For two and a half days we floated down the Nile River. We would get out of the river late each afternoon, looking like the proverbial prunes, and make camp, exhausted. On the morning of the third day we found people and were able to get a truck ride to the village of Wadi Halfa. There was a twice weekly train that operates sporadically between Wadi Halfa and Khartoum. Our first attempt to leave Wadi Halfa was thwarted by the local Security Police. An hour and half after leaving the train station the Security Police removed Loren and I from the train and drove us by vehicle back to Wadi Halfa. Talk about anxious moments, it was the dead of night, we were put into an unmarked vehicle by men not wearing uniforms, nor did they present badges. Were we to join the "never to be seen again" people who, from time to time disappear in these forgotten backwater places? We were deposited at our previous hotel, the Crocodile Hotel, searched and our passports were taken from us, virtually under house arrest. The following day, after much questioning by the chief of the Security Police and a great deal of "talk" we were finally allowed to leave on the next train, three days later.
The "Nile Valley Express" train ride from Wadi Halfa to Khartoum was thirty very long, hot dirty hours. I believe the train cars had seen no maintenance since Lord Kitchener's day. The glass was gone from all the windows, and in fact, once the train was loaded to capacity and way beyond, the only way in or out of the train car was through the open windows. The night air was quite refreshing. However, once the sun rose, that air was anything but cool and towards the middle of the afternoon we traveled for several hours through a huge sand storm. We were literally sweating "mud" when we arrived in Khartoum. The replacement free-floating axle shafts were ordered from the United States, via a telephone call to my mother, bless her soul, and mailed to the US Embassy in care of a very understanding American official who did not mind stretching the rules a bit.
Loren was concerned about the Sand Ship Discovery being left all alone, so after purchasing a six week supply of rice, beans, oatmeal, and powdered milk, he returned to the Jeep, via Wadi Halfa to await my return. Loren's return trip was a fifty-two hour ordeal on the "flying camel" (The Nile Valley Express) that was spent on a flat car exposed to the merciless sun. He had to stand for the first 12 hours because the car was so packed with humanity.
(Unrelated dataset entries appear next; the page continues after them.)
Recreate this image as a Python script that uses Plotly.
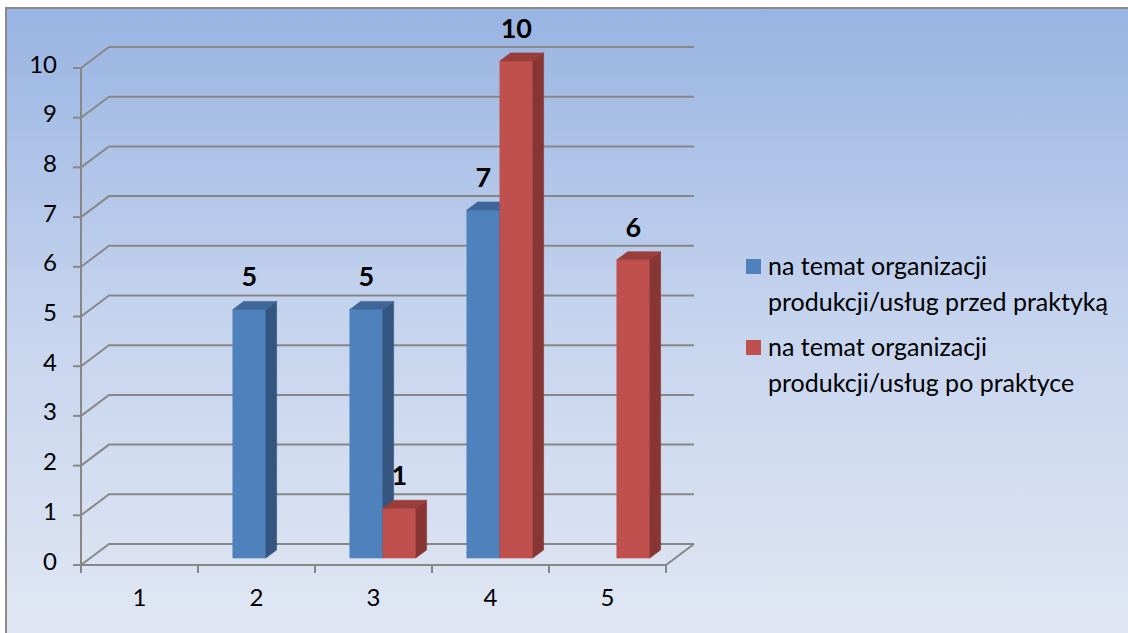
import plotly.graph_objects as go

# ---- data ----
categories = ["1", "2", "3", "4", "5"]
przed = [None, 5, 5, 7, None]    # na temat organizacji produkcji/usług przed praktyką
po = [None, None, 1, 10, 6]      # na temat organizacji produkcji/usług po praktyce
y_ticks = list(range(0, 11))
series_names = [
    "na temat organizacji produkcji/usług przed praktyką",
    "na temat organizacji produkcji/usług po praktyce",
]
legend_lines = [
    ["na temat organizacji", "produkcji/usług przed praktyką"],
    ["na temat organizacji", "produkcji/usług po praktyce"],
]

# ---- geometry of the pseudo-3D frame ----
W_PX, H_PX = 1128, 633
X0_PX, CAT_PX = 81.0, 117.0      # front-left corner of floor, width of one category
Y0_PX, UNIT_PX = 565.0, 49.7     # front floor line, pixels per value unit
DX = 28.0 / CAT_PX               # depth vector (front -> back wall) in data units
DY = 21.0 / UNIT_PX
BAR_W = 33.0 / CAT_PX            # width of one column
BAR_D0 = 1.0 / 3.0               # depth where columns start (fraction of full depth)
BAR_T = 0.385                    # column thickness (fraction of full depth)
VMAX = 10

x_lo = 0.5 - X0_PX / CAT_PX
x_hi = 0.5 + (W_PX - X0_PX) / CAT_PX
y_lo = -(H_PX - Y0_PX) / UNIT_PX
y_hi = Y0_PX / UNIT_PX


def px_x(p):
    return 0.5 + (p - X0_PX) / CAT_PX


def px_y(p):
    return (Y0_PX - p) / UNIT_PX


FONT = "Lato, 'Open Sans', sans-serif"
GRID = "#878787"
BLUE = dict(front="#4F81BD", side="#33557F", top="#3E6698")
RED = dict(front="#C0504D", side="#883634", top="#9A3E3B")

fig = go.Figure()

# chart area background with vertical gradient
bx0, by0, bx1, by1 = px_x(6), px_y(8), px_x(W_PX + 5), px_y(H_PX + 5)
fig.add_trace(go.Scatter(
    x=[bx0, bx1, bx1, bx0, bx0], y=[by0, by0, by1, by1, by0],
    mode="lines", line=dict(width=0), fill="toself",
    fillgradient=dict(type="vertical",
                      colorscale=[[0, "#E1E7F3"], [0.5, "#C6D4EE"], [1, "#98B4E2"]]),
    hoverinfo="skip", showlegend=False))
# frame border (top and left edges)
fig.add_trace(go.Scatter(
    x=[bx1, bx0, bx0], y=[by0, by0, by1], mode="lines",
    line=dict(color="#8A8A8A", width=2), hoverinfo="skip", showlegend=False))

# gridlines: back wall + left wall diagonals, y tick marks
gx, gy = [], []
for v in y_ticks:
    gx += [0.5, 0.5 + DX, 5.5 + DX, None]
    gy += [v, v + DY, v + DY, None]
    gx += [0.5 - 8 / CAT_PX, 0.5, None]
    gy += [v, v, None]
# front value axis
gx += [0.5, 0.5, None]
gy += [0, VMAX, None]
# floor front edge and right diagonal
gx += [0.5, 5.5, 5.5 + DX, None]
gy += [0, 0, DY, None]
# category boundary ticks
for i in range(len(categories) + 1):
    gx += [0.5 + i, 0.5 + i, None]
    gy += [0, -8 / UNIT_PX, None]
fig.add_trace(go.Scatter(x=gx, y=gy, mode="lines",
                         line=dict(color=GRID, width=2),
                         hoverinfo="skip", showlegend=False))

# columns: front, side and top faces
ox0, oy0 = BAR_D0 * DX, BAR_D0 * DY
tx, ty = BAR_T * DX, BAR_T * DY


def column(x_left, v, colors, name):
    xl, xr = x_left + ox0, x_left + ox0 + BAR_W
    yb, yt = oy0, oy0 + v
    faces = [
        ([xl, xr, xr, xl, xl], [yb, yb, yt, yt, yb], colors["front"]),
        ([xr, xr + tx, xr + tx, xr, xr], [yb, yb + ty, yt + ty, yt, yb], colors["side"]),
        ([xl, xr, xr + tx, xl + tx, xl], [yt, yt, yt + ty, yt + ty, yt], colors["top"]),
    ]
    for fx, fy, c in faces:
        fig.add_trace(go.Scatter(
            x=fx, y=fy, mode="lines", fill="toself", fillcolor=c,
            line=dict(width=0.6, color=c), name=name,
            hoverinfo="skip", showlegend=False))


lab_x, lab_y, lab_t = [], [], []
for i, cat in enumerate(categories):
    c = i + 1
    for vals, cols, name, left in ((przed, BLUE, series_names[0], c - BAR_W),
                                   (po, RED, series_names[1], c)):
        v = vals[i]
        if v is None:
            continue
        column(left, v, cols, name)
        lab_x.append(left + ox0 + BAR_W / 2)
        lab_y.append(oy0 + v + 0.6)
        lab_t.append(str(v))

# value labels above columns
fig.add_trace(go.Scatter(
    x=lab_x, y=lab_y, text=lab_t, mode="text", textposition="middle center",
    textfont=dict(family=FONT, size=27, color="#000000", weight="bold"),
    hoverinfo="skip", showlegend=False))

# y tick labels
fig.add_trace(go.Scatter(
    x=[px_x(57)] * len(y_ticks), y=[v + 0.03 for v in y_ticks],
    text=[str(v) for v in y_ticks], mode="text", textposition="middle left",
    textfont=dict(family=FONT, size=24, color="#000000"),
    hoverinfo="skip", showlegend=False, cliponaxis=False))

# category labels
fig.add_trace(go.Scatter(
    x=[i + 1 for i in range(len(categories))], y=[px_y(600)] * len(categories),
    text=categories, mode="text", textposition="middle center",
    textfont=dict(family=FONT, size=24, color="#000000"),
    hoverinfo="skip", showlegend=False))

# legend: color keys and two-line entries
fig.add_trace(go.Scatter(
    x=[px_x(753.5), px_x(753.5)], y=[px_y(266.5), px_y(347.5)],
    mode="markers", marker=dict(symbol="square", size=15,
                                color=[BLUE["front"], RED["front"]], line=dict(width=0)),
    hoverinfo="skip", showlegend=False))
line_y = [[265, 301], [346, 382]]
for lines, ys in zip(legend_lines, line_y):
    for txt, yy in zip(lines, ys):
        fig.add_annotation(x=px_x(766), y=px_y(yy), text=txt, showarrow=False,
                           xanchor="left", yanchor="middle",
                           font=dict(family=FONT, size=25, color="#000000"))

fig.update_layout(
    width=W_PX, height=H_PX,
    margin=dict(l=0, r=0, t=0, b=0),
    paper_bgcolor="#FFFFFF", plot_bgcolor="rgba(0,0,0,0)",
    xaxis=dict(range=[x_lo, x_hi], visible=False, fixedrange=True),
    yaxis=dict(range=[y_lo, y_hi], visible=False, fixedrange=True),
    showlegend=False,
)

fig.write_html("out.html")
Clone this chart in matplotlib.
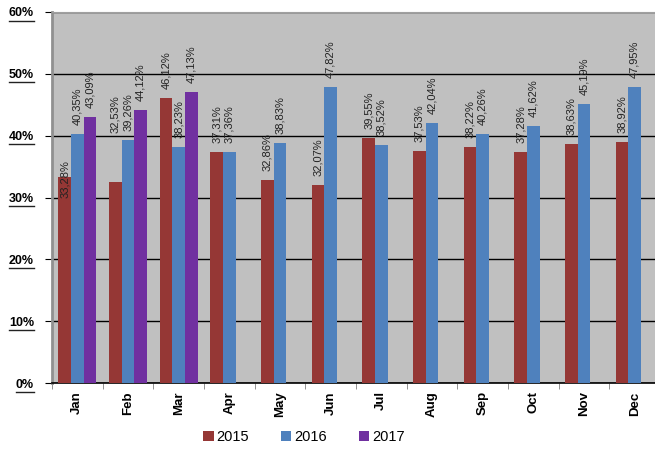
import numpy as np
import matplotlib.pyplot as plt
from matplotlib.patches import Patch
from matplotlib.lines import Line2D

months = ['Jan', 'Feb', 'Mar', 'Apr', 'May', 'Jun',
          'Jul', 'Aug', 'Sep', 'Oct', 'Nov', 'Dec']
years = ['2015', '2016', '2017']
v2015 = [33.28, 32.53, 46.12, 37.31, 32.86, 32.07, 39.55, 37.53, 38.22, 37.28, 38.63, 38.92]
v2016 = [40.35, 39.26, 38.23, 37.36, 38.83, 47.82, 38.52, 42.04, 40.26, 41.62, 45.19, 47.95]
v2017 = [43.09, 44.12, 47.13]

colors = ['#953735', '#4f81bd', '#7030a0']

plt.rcParams['font.family'] = ['Liberation Sans', 'DejaVu Sans']

fig = plt.figure(figsize=(6.55, 4.49), dpi=100)
ax = fig.add_axes([52 / 655, 66 / 449, 608 / 655, 371 / 449])
ax.set_facecolor('#c0c0c0')

x = np.arange(len(months))
w = 0.25
series = [v2015, v2016, v2017]
# label offsets in pixels above the bar top (excel moved a couple of them)
special = {(0, 0): -21, (0, 1): 49}

for i, vals in enumerate(series):
    xs = x[:len(vals)] + (i - 1) * w
    ax.bar(xs, vals, width=w, color=colors[i], zorder=3, linewidth=0)
    for j, v in enumerate(vals):
        off = special.get((i, j), 9)
        ax.annotate(f"{v:.2f}%".replace('.', ','), (xs[j], v),
                    xytext=(0, off), textcoords='offset pixels',
                    rotation=90, ha='center', va='bottom',
                    fontsize=8, color='#222222', zorder=4)

ax.set_xlim(-0.5, 11.5)
ax.set_ylim(0, 60)
ax.set_yticks(range(0, 61, 10))
ax.set_yticklabels([f"{t}%" for t in range(0, 61, 10)], fontweight='bold', fontsize=9)
ax.yaxis.grid(True, color='black', linewidth=1, zorder=1)
ax.set_axisbelow(True)

ax.set_xticks(x)
ax.set_xticklabels(months, rotation=90, fontweight='bold', fontsize=9.5)
ax.set_xticks(np.arange(-0.5, 12, 1), minor=True)
ax.tick_params(axis='x', which='major', length=0, pad=6)
ax.tick_params(axis='x', which='minor', length=4, color='#808080', direction='out')
ax.tick_params(axis='y', length=5, color='black', pad=8)

ax.spines['left'].set_color('#909090')
ax.spines['left'].set_linewidth(2)
ax.spines['top'].set_color('#a0a0a0')
ax.spines['right'].set_visible(False)
ax.spines['bottom'].set_color('black')
ax.spines['bottom'].set_linewidth(1.2)

handles = [Patch(facecolor=c, edgecolor='none') for c in colors]
fig.legend(handles, years, loc='center', bbox_to_anchor=(304 / 655, 1 - 437 / 449),
           ncol=3, frameon=False, fontsize=10.5, handlelength=0.7, handleheight=0.7,
           handletextpad=0.2, columnspacing=2.2)

# underline the y tick labels like the original
fig.canvas.draw()
r = fig.canvas.get_renderer()
for lab in ax.get_yticklabels():
    bb = lab.get_window_extent(r)
    y0 = bb.y0 - 1
    fig.add_artist(Line2D([bb.x0 / 655, bb.x1 / 655], [y0 / 449, y0 / 449],
                          color='#222222', linewidth=1))

fig.savefig('out.png', dpi=100)
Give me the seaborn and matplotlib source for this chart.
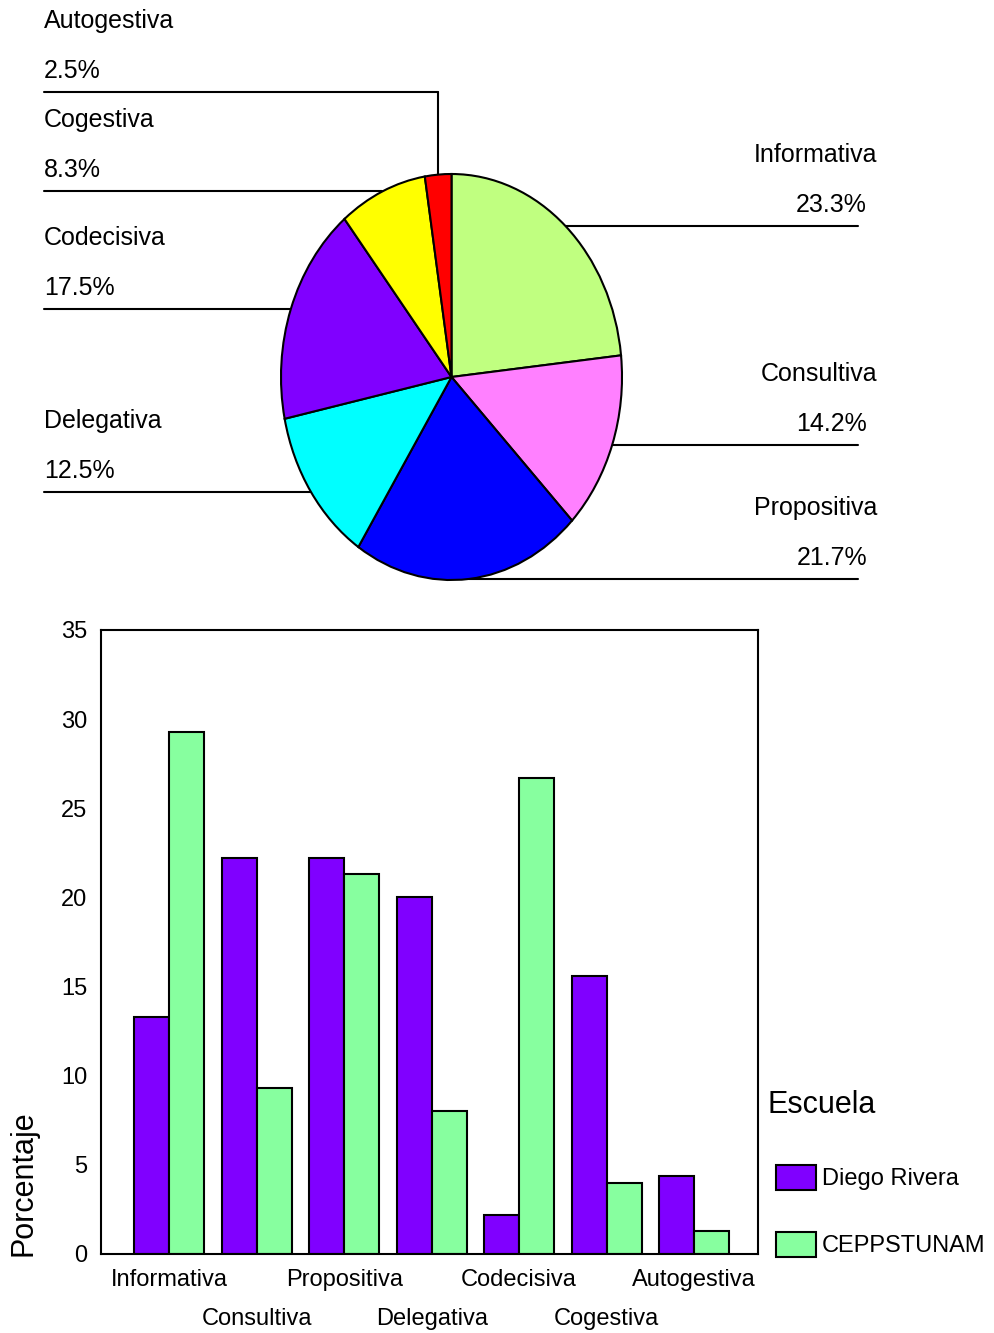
import numpy as np
import pandas as pd
import matplotlib
matplotlib.use("Agg")
import matplotlib.pyplot as plt
from matplotlib.patches import Patch
import seaborn as sns

# datos
categorias = ['Informativa', 'Consultiva', 'Propositiva', 'Delegativa',
              'Codecisiva', 'Cogestiva', 'Autogestiva']
pie_pct = [23.3, 14.2, 21.7, 12.5, 17.5, 8.3, 2.5]
diego_rivera = [13.3, 22.2, 22.2, 20.0, 2.2, 15.6, 4.4]
ceppstunam = [29.3, 9.3, 21.3, 8.0, 26.7, 4.0, 1.3]
escuelas = ['Diego Rivera', 'CEPPSTUNAM']

pie_colors = ['#C0FF80', '#FF80FF', '#0000FF', '#00FFFF', '#8000FF', '#FFFF00', '#FF0000']
bar_colors = {'Diego Rivera': '#8000FF', 'CEPPSTUNAM': '#87FF9F'}

sns.set_theme(style='white')
plt.rcParams['font.family'] = ['Liberation Sans', 'DejaVu Sans']
plt.rcParams['text.color'] = 'black'
plt.rcParams['axes.labelcolor'] = 'black'
plt.rcParams['xtick.color'] = 'black'
plt.rcParams['ytick.color'] = 'black'

W, H = 994, 1333
fig = plt.figure(figsize=(W / 100, H / 100), dpi=100)

# capa para etiquetas y lineas del pastel (coordenadas en pixeles)
ov = fig.add_axes([0, 0, 1, 1])
ov.set_xlim(0, W)
ov.set_ylim(H, 0)
ov.axis('off')

# pastel (eliptico)
PIE_L, PIE_T, PIE_W, PIE_H = 281, 174, 341, 406
ax_pie = fig.add_axes([PIE_L / W, 1 - (PIE_T + PIE_H) / H, PIE_W / W, PIE_H / H])
ax_pie.pie(pie_pct, colors=pie_colors, startangle=90, counterclock=False,
           wedgeprops=dict(edgecolor='black', linewidth=1.5))
ax_pie.set_aspect('auto')
ax_pie.set_xlim(-1, 1)
ax_pie.set_ylim(-1, 1)

cx, cy = PIE_L + PIE_W / 2, PIE_T + PIE_H / 2
rx, ry = PIE_W / 2, PIE_H / 2
codo = {'Autogestiva': 92}  # linea que sube antes de ir a la izquierda

start = 90.0
for cat, p in zip(categorias, pie_pct):
    span = 360 * p / sum(pie_pct)
    mid = np.deg2rad(start - span / 2)
    start -= span
    ex = cx + rx * np.cos(mid)
    ey = cy - ry * np.sin(mid)
    if np.cos(mid) < 0:
        ly = codo.get(cat, ey)
        if cat in codo:
            ov.plot([ex, ex], [ey, ly], color='black', lw=1.5)
        ov.plot([44, ex], [ly, ly], color='black', lw=1.5)
        ov.text(44, ly - 71, cat, fontsize=18, ha='left', va='center')
        ov.text(44, ly - 21, f'{p:.1f}%', fontsize=18, ha='left', va='center')
    else:
        ly = ey
        ov.plot([ex, 858], [ly, ly], color='black', lw=1.5)
        ov.text(877, ly - 71, cat, fontsize=18, ha='right', va='center')
        ov.text(867, ly - 21, f'{p:.1f}%', fontsize=18, ha='right', va='center')

# barras
df = pd.DataFrame({
    'Categoria': categorias * 2,
    'Porcentaje': diego_rivera + ceppstunam,
    'Escuela': [escuelas[0]] * len(categorias) + [escuelas[1]] * len(categorias),
})

ax = fig.add_axes([101 / W, (H - 1254) / H, 657 / W, 624 / H])
sns.barplot(data=df, x='Categoria', y='Porcentaje', hue='Escuela', order=categorias,
            hue_order=escuelas, palette=bar_colors, edgecolor='black', linewidth=1.5,
            width=0.8, saturation=1, legend=False, ax=ax)
ax.set_xlim(-0.78, 6.73)
ax.set_ylim(0, 35)
ax.set_yticks(range(0, 36, 5))
for s in ax.spines.values():
    s.set_visible(True)
    s.set_color('black')
    s.set_linewidth(1.5)
ax.tick_params(axis='both', direction='out', length=8, width=1.5, color='black')
ax.tick_params(axis='y', labelsize=17, pad=2)
ax.tick_params(axis='x', labelsize=17, pad=3)
ax.set_xlabel('')
ax.set_ylabel('Porcentaje', fontsize=22)
ax.yaxis.set_label_coords(-0.095, 0.114)
for i, lbl in enumerate(ax.get_xticklabels()):
    if i % 2:
        lbl.set_y(-0.0625)

# leyenda
fig.text(767 / W, 1 - 1105 / H, 'Escuela', fontsize=22, ha='left', va='center')
handles = [Patch(facecolor=bar_colors[e], edgecolor='black', linewidth=1.5, label=e)
           for e in escuelas]
fig.legend(handles=handles, loc='upper left', bbox_to_anchor=(759 / W, 1 - 1148 / H),
           frameon=False, fontsize=17, handlelength=1.7, handleheight=1.3,
           handletextpad=0.25, labelspacing=1.75, borderpad=0.2)

fig.savefig('out.png', dpi=100)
I remained in Khartoum staying with a wonderful American family we'd first met when we arrived in the city in early June. The axle shafts, Loren had ordered both a right and left, arrived in unbelievably short order; eleven days after my mother posted them I had them in my hands! HOWEVER....
Khartoum sits at the confluence of the White Nile and the Blue Nile. Exceptionally heavy rains in the mountains of Ethiopia (source of the Blue Nile) and in the southern part of Sudan (the White Nile flows through this area); along with what little rain fell in Khartoum, produced catastrophic results. Khartoum was cut off from the rest of the country. The railroad tracks were washed away; what "roads" existed no longer did, and all domestic flights were canceled. I was stuck in Khartoum. I was sure that Loren and the Jeep were above the flood waters of the Nile, but I had no way to inform him as to the cause of my delay. I knew his food supply was dwindling, by now he'd been back at Broken Axle Camp for some 40 days. I talked to everyone I could think of, and even asked for information about camel caravans going north! After a couple of weeks of talking with charter airlines, Sudanese government officials, friends, and some of the relief agencies, I made contact with the United Nations Development Program (UNDP) in Khartoum. This organization had the monumental task of coordinating all the relief agencies' efforts. The Belgium Air Force had just loaned UNDP the use of a Lockheed C130 Hercules for transporting relief supplies to the northern villages, the ones hardest hit by the flooding Nile. The Hercules was flying to Wadi Halfa the following morning and it was arranged for me to be on board.
Upon arriving in Wadi Halfa I was taken under the wing of the Shell Oil agent, Mr. Murbarak. Along with the entire village he was well aware of the situation involving the Jeep. He took me to his family home for the night and helped me arrange for a boat to take me up the swollen Nile River the following day. It was a long six hour struggle up the Nile, whose waters were the color and consistency of a thick chocolate milk shake.
Loren was able to replace the broken axle shaft in fifteen minutes. Since the axle is of the free-floating design, he did not even have to jack the Jeep up or remove the tire. For this minor, fifteen minute repair, we were "down" for a total of 70 days!
Four and half hours and 36 miles after leaving Broken Axle Camp we were on the rumored tarred road in Egypt, it was a good feeling! We had traveled some 8000 miles through the heart of the Dark Continent, nearly half of which was done in four wheel drive.